- [EXERCISE DESCRIPTION]:
The listing below holds pictures; exclude them. Return exactly the lines from the one with "Reproduce this chart with Chart.js." through the one with "const yTicks = [0, 100, 200, 300, 400, 500, 600, 700];".

- [RECORDS SUPPLIED]:
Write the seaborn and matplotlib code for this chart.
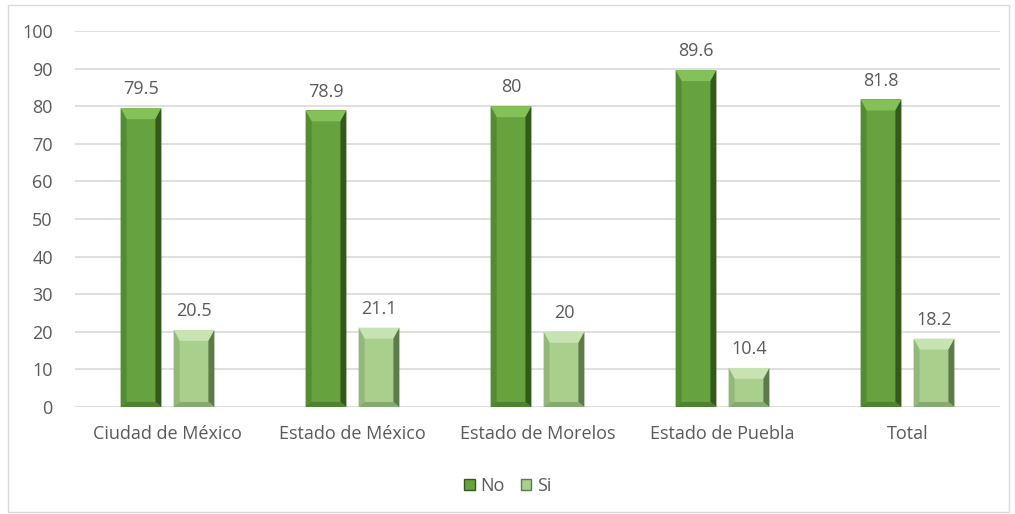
import matplotlib
matplotlib.use("Agg")
import matplotlib.pyplot as plt
import seaborn as sns
import pandas as pd
from matplotlib.patches import Rectangle, Patch

# Data
categories = ["Ciudad de México", "Estado de México", "Estado de Morelos",
              "Estado de Puebla", "Total"]
no_values = [79.5, 78.9, 80, 89.6, 81.8]
si_values = [20.5, 21.1, 20, 10.4, 18.2]
series_names = ["No", "Si"]

df = pd.DataFrame({
    "categoria": categories * 2,
    "valor": no_values + si_values,
    "respuesta": [series_names[0]] * len(categories) + [series_names[1]] * len(categories),
})

# Face colors plus bevel shades (top, left, right, bottom)
palette = {"No": "#66a23e", "Si": "#a8cf8c"}
bevel = {
    "No": {"top": "#84c158", "left": "#548c31", "right": "#34591d", "bottom": "#4e8230"},
    "Si": {"top": "#c6e3b1", "left": "#93b979", "right": "#5d7b4a", "bottom": "#88aa72"},
}

sns.set_theme(style="white")
plt.rcParams["font.family"] = ["Open Sans", "DejaVu Sans"]
text_color = "#595959"
grid_color = "#d9d9d9"

W, H = 1015, 514
fig = plt.figure(figsize=(W / 100, H / 100), dpi=100)
ax_left, ax_right, ax_top, ax_bottom = 75, 1000, 31, 407
ax = fig.add_axes([ax_left / W, 1 - ax_bottom / H,
                   (ax_right - ax_left) / W, (ax_bottom - ax_top) / H])

sns.barplot(data=df, x="categoria", y="valor", hue="respuesta", order=categories,
            hue_order=series_names, palette=palette, width=0.573, gap=0.23,
            saturation=1, ax=ax, legend=False, zorder=3, linewidth=0)

ax.set_ylim(0, 100)
ax.set_xlim(-0.5, len(categories) - 0.5)
ax.set_yticks(range(0, 101, 10))
ax.yaxis.grid(True, color=grid_color, linewidth=1.2, zorder=0)
ax.set_axisbelow(True)
for s in ax.spines.values():
    s.set_visible(False)
ax.tick_params(axis="both", length=0, labelsize=13, colors=text_color)
ax.tick_params(axis="y", pad=16)
ax.tick_params(axis="x", pad=13)
ax.set_xlabel("")
ax.set_ylabel("")

# Bevel shading derived from each bar's own geometry
px_x = len(categories) / (ax_right - ax_left)   # data units per pixel along x
px_y = 100.0 / (ax_bottom - ax_top)             # data units per pixel along y
side, top, bottom = 6, 11, 5
for container, name in zip(ax.containers, series_names):
    shades = bevel[name]
    for bar in container:
        x0, y0 = bar.get_x(), bar.get_y()
        w, h = bar.get_width(), bar.get_height()
        x1, y1 = x0 + w, y0 + h
        dx = side * px_x
        dt = min(top * px_y, h / 2)
        db = min(bottom * px_y, h / 4)
        ax.fill([x0, x1, x1 - dx, x0 + dx], [y1, y1, y1 - dt, y1 - dt],
                color=shades["top"], zorder=4, lw=0)
        ax.fill([x0, x0 + dx, x0 + dx, x0], [y1, y1 - dt, y0 + db, y0],
                color=shades["left"], zorder=4, lw=0)
        ax.fill([x1, x1 - dx, x1 - dx, x1], [y1, y1 - dt, y0 + db, y0],
                color=shades["right"], zorder=4, lw=0)
        ax.fill([x0, x0 + dx, x1 - dx, x1], [y0, y0 + db, y0 + db, y0],
                color=shades["bottom"], zorder=4, lw=0)
    ax.bar_label(container, labels=[f"{v:g}" for v in container.datavalues],
                 padding=7, fontsize=13, color=text_color)

# Legend
handles = [Patch(facecolor=palette[n], edgecolor=bevel[n]["right"], linewidth=1)
           for n in series_names]
fig.legend(handles, series_names, loc="center", bbox_to_anchor=(0.5, 1 - 486 / H),
           ncol=2, frameon=False, fontsize=13, labelcolor=text_color,
           handlelength=0.6, handleheight=0.6, handletextpad=0.3, columnspacing=0.9)

# Chart area border
fig.patches.append(Rectangle((8 / W, 2 / H), 1001 / W, 507 / H,
                             transform=fig.transFigure, fill=False,
                             edgecolor=grid_color, linewidth=1))

fig.savefig("out.png", dpi=100)
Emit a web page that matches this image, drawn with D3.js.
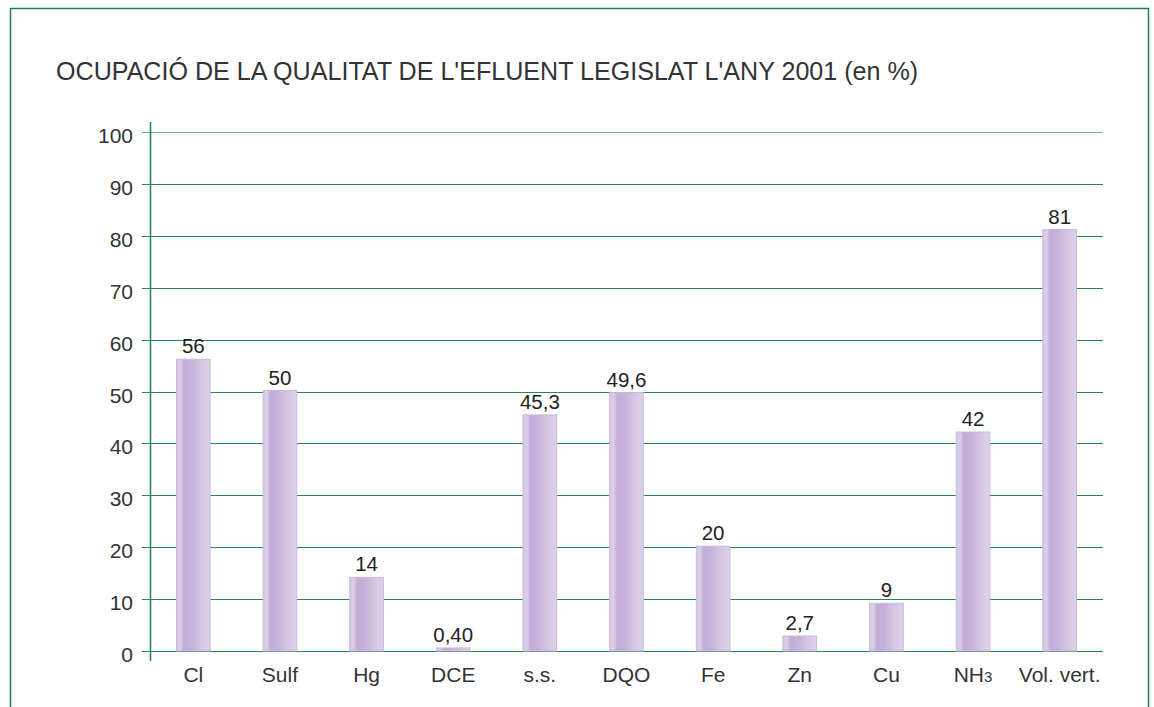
<!DOCTYPE html>
<html>
<head>
<meta charset="utf-8">
<script src="https://cdn.jsdelivr.net/npm/d3@7"></script>
<style>
  body { margin: 0; background: #fff; }
  text { font-family: "Liberation Sans", Arial, sans-serif; }
</style>
</head>
<body>
<div id="chart"></div>
<script>
// ---------------------------------------------
// ---------        Data              ----------
// ---------------------------------------------
var categories = ["Cl", "Sulf", "Hg", "DCE", "s.s.", "DQO", "Fe", "Zn", "Cu", "NH3", "Vol. vert."];
var values = [56, 50, 14, 0.40, 45.3, 49.6, 20, 2.7, 9, 42, 81];
var valueLabels = ["56", "50", "14", "0,40", "45,3", "49,6", "20", "2,7", "9", "42", "81"];
var yTicks = [0, 10, 20, 30, 40, 50, 60, 70, 80, 90, 100];
var title = "OCUPACIÓ DE LA QUALITAT DE L'EFLUENT LEGISLAT L'ANY 2001 (en %)";

var width = 1154, height = 707;
var margin = { left: 150, right: 51, top: 132, bottom: 56 };
var plotW = width - margin.left - margin.right;
var plotH = height - margin.top - margin.bottom;

var svg = d3.select("#chart")
  .append("svg")
    .attr("width", width)
    .attr("height", height);

// frame
svg.append("path")
  .attr("d", "M10.5,712 V8.5 H1148.5 V712")
  .attr("fill", "none")
  .attr("stroke", "#1e8050")
  .attr("stroke-width", 1.5);

// title
svg.append("text")
  .attr("x", 56)
  .attr("y", 80)
  .attr("font-size", 25.1)
  .attr("fill", "#333")
  .text(title);

// gradient for bars
var defs = svg.append("defs");
var grad = defs.append("linearGradient")
  .attr("id", "barGrad")
  .attr("x1", "0%").attr("x2", "100%").attr("y1", "0%").attr("y2", "0%");
grad.append("stop").attr("offset", "0%").attr("stop-color", "#d5c7e3");
grad.append("stop").attr("offset", "12%").attr("stop-color", "#dccfe9");
grad.append("stop").attr("offset", "22%").attr("stop-color", "#c3acd7");
grad.append("stop").attr("offset", "45%").attr("stop-color", "#c7b2da");
grad.append("stop").attr("offset", "75%").attr("stop-color", "#d6c8e4");
grad.append("stop").attr("offset", "100%").attr("stop-color", "#dcd1ea");

var g = svg.append("g")
  .attr("transform", "translate(" + margin.left + "," + margin.top + ")");

// scales
var x = d3.scaleBand().domain(categories).range([0, plotW]).paddingInner(0.6).paddingOuter(0.3);
var y = d3.scaleLinear().domain([0, 100]).range([plotH, 0]);

// grid lines
g.append("g")
  .selectAll("line")
  .data(yTicks)
  .join("line")
    .attr("x1", -8)
    .attr("x2", plotW)
    .attr("y1", d => Math.round(y(d)) + 0.5)
    .attr("y2", d => Math.round(y(d)) + 0.5)
    .attr("stroke", d => d === 100 ? "#6db38f" : "#2a8457")
    .attr("stroke-width", 1.2);

// y axis line
g.append("line")
  .attr("x1", 0.5).attr("x2", 0.5)
  .attr("y1", y(100) - 10)
  .attr("y2", y(0) + 10)
  .attr("stroke", "#1e8050")
  .attr("stroke-width", 1.5);

// y tick labels
g.append("g")
  .selectAll("text")
  .data(yTicks)
  .join("text")
    .attr("x", -17)
    .attr("y", d => y(d) + 11)
    .attr("text-anchor", "end")
    .attr("font-size", 21)
    .attr("fill", "#333")
    .text(d => d);

// bars
g.append("g")
  .selectAll("rect")
  .data(values)
  .join("rect")
    .attr("x", (d, i) => x(categories[i]) + 0.5)
    .attr("y", d => y(d) - 1)
    .attr("width", x.bandwidth() - 1)
    .attr("height", d => y(0) - y(d) + 1)
    .attr("fill", "url(#barGrad)")
    .attr("stroke", "#cbb9dd")
    .attr("stroke-width", 1);

// value labels
g.append("g")
  .selectAll("text")
  .data(values)
  .join("text")
    .attr("x", (d, i) => x(categories[i]) + x.bandwidth() / 2)
    .attr("y", d => y(d) - 7)
    .attr("text-anchor", "middle")
    .attr("font-size", 20.5)
    .attr("fill", "#222")
    .text((d, i) => valueLabels[i]);

// category labels
var cat = g.append("g")
  .selectAll("text")
  .data(categories)
  .join("text")
    .attr("x", d => x(d) + x.bandwidth() / 2)
    .attr("y", y(0) + 31)
    .attr("text-anchor", "middle")
    .attr("font-size", 21)
    .attr("fill", "#333");

cat.each(function(d) {
  var t = d3.select(this);
  if (d === "NH3") {
    t.append("tspan").text("NH");
    t.append("tspan").attr("font-size", 15).text("3");
  } else {
    t.text(d);
  }
});
</script>
</body>
</html>
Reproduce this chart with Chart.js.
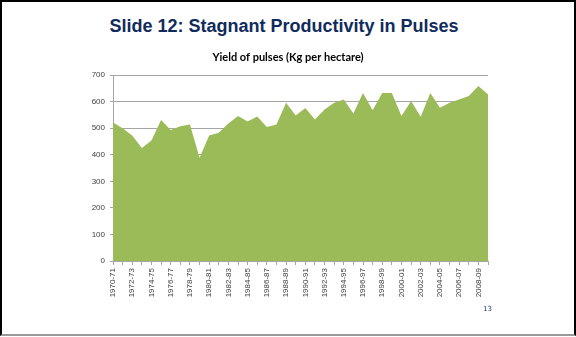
<!DOCTYPE html>
<html>
<head>
<meta charset="utf-8">
<script src="https://cdn.jsdelivr.net/npm/chart.js@4/dist/chart.umd.min.js"></script>
<style>
  html, body { margin: 0; padding: 0; background: #fff; }
  #slide {
    position: relative; width: 572px; height: 332px;
    border: 2px solid #000; border-bottom: 2px solid #9a9a9a;
    overflow: hidden;
  }
  #heading {
    position: absolute; left: -4px; width: 572px; top: 14px; text-align: center;
    font: bold 18px "Liberation Sans", Arial, sans-serif; color: #0f2b5c;
  }
  #pageNo {
    position: absolute; left: 481px; top: 303px;
    font: 7px "DejaVu Sans", sans-serif; color: #1f3c7a;
  }
  #wrap { position: absolute; left: -2px; top: -2px; width: 576px; height: 337px; }
</style>
</head>
<body>
<div id="slide">
  <div id="heading">Slide 12: Stagnant Productivity in Pulses</div>
  <div id="wrap"><canvas id="chart"></canvas></div>
  <div id="pageNo">13</div>
</div>
<script>
// Années agricoles 1970-71 .. 2009-10
const years = [];
for (let y = 1970; y <= 2009; y++) {
    years.push(y + '-' + String((y + 1) % 100).padStart(2, '0'));
}

// Rendement des légumineuses (kg/ha)
const yieldKgHa = [
    522, 500, 473, 426, 454, 531, 494, 508, 514, 389,
    473, 483, 518, 546, 526, 544, 505, 514, 596, 548,
    576, 533, 571, 596, 608, 556, 633, 568, 633, 633,
    546, 603, 543, 633, 577, 596, 608, 622, 659, 627
];

const yTicks = [0, 100, 200, 300, 400, 500, 600, 700];

new Chart(document.getElementById('chart').getContext('2d'), {
    type: 'line',
    data: {
        labels: years,
        datasets: [{
            data: yieldKgHa,
            fill: 'origin',
            backgroundColor: '#9bbb59',
            borderWidth: 0,
            pointRadius: 0,
            tension: 0,
        }],
    },
    options: {
        responsive: true,
        maintainAspectRatio: false,
        animation: false,
        layout: { padding: { left: 88, right: 88, top: 51, bottom: 36 } },
        plugins: {
            legend: { display: false },
            tooltip: { enabled: false },
            title: {
                display: true,
                text: 'Yield of pulses (Kg per hectare)',
                color: '#000',
                font: { family: 'Lato', size: 11, weight: 'bold' },
                padding: { top: 0, bottom: 11 },
            },
        },
        scales: {
            x: {
                offset: false,
                grid: { drawOnChartArea: false, drawTicks: true, tickLength: 4, color: '#a6a6a6' },
                border: { color: '#a6a6a6' },
                ticks: {
                    autoSkip: false,
                    minRotation: 90,
                    maxRotation: 90,
                    padding: 3,
                    color: '#404040',
                    font: { family: 'Liberation Sans', size: 8 },
                    callback: (v, i) => (i % 2 === 0 ? years[i] : ''),
                },
                afterFit: s => { s.height = 40; },
            },
            y: {
                min: 0,
                max: 700,
                afterBuildTicks: s => { s.ticks = yTicks.map(v => ({ value: v })); },
                grid: { color: '#a6a6a6', tickLength: 3 },
                border: { color: '#a6a6a6' },
                ticks: {
                    padding: 5,
                    color: '#404040',
                    font: { family: 'Liberation Sans', size: 8 },
                },
                afterFit: s => { s.width = 25; },
            },
        },
    },
});
</script>
</body>
</html>
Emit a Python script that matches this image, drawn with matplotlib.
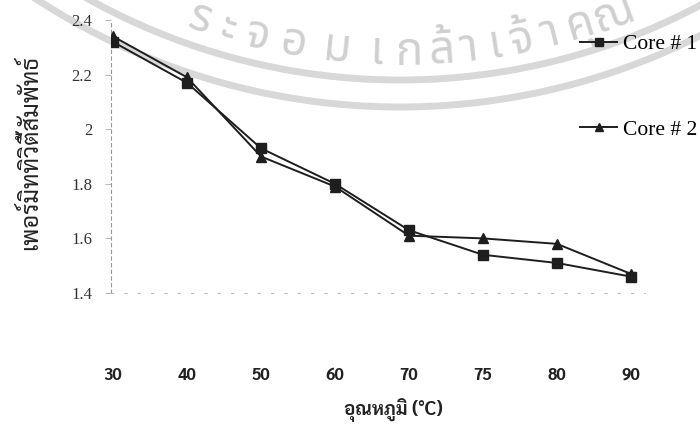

- [WRITTEN RESPONSE]:
Reproduce this chart with Chart.js.
<!DOCTYPE html>
<html>
<head>
<meta charset="utf-8">
<script src="https://cdn.jsdelivr.net/npm/chart.js@4/dist/chart.umd.min.js"></script>
<style>
  html, body { margin: 0; padding: 0; background: #fff; }
  #slide {
    position: relative; width: 572px; height: 332px;
    border: 2px solid #000; border-bottom: 2px solid #9a9a9a;
    overflow: hidden;
  }
  #heading {
    position: absolute; left: -4px; width: 572px; top: 14px; text-align: center;
    font: bold 18px "Liberation Sans", Arial, sans-serif; color: #0f2b5c;
  }
  #pageNo {
    position: absolute; left: 481px; top: 303px;
    font: 7px "DejaVu Sans", sans-serif; color: #1f3c7a;
  }
  #wrap { position: absolute; left: -2px; top: -2px; width: 576px; height: 337px; }
</style>
</head>
<body>
<div id="slide">
  <div id="heading">Slide 12: Stagnant Productivity in Pulses</div>
  <div id="wrap"><canvas id="chart"></canvas></div>
  <div id="pageNo">13</div>
</div>
<script>
// Années agricoles 1970-71 .. 2009-10
const years = [];
for (let y = 1970; y <= 2009; y++) {
    years.push(y + '-' + String((y + 1) % 100).padStart(2, '0'));
}

// Rendement des légumineuses (kg/ha)
const yieldKgHa = [
    522, 500, 473, 426, 454, 531, 494, 508, 514, 389,
    473, 483, 518, 546, 526, 544, 505, 514, 596, 548,
    576, 533, 571, 596, 608, 556, 633, 568, 633, 633,
    546, 603, 543, 633, 577, 596, 608, 622, 659, 627
];

const yTicks = [0, 100, 200, 300, 400, 500, 600, 700];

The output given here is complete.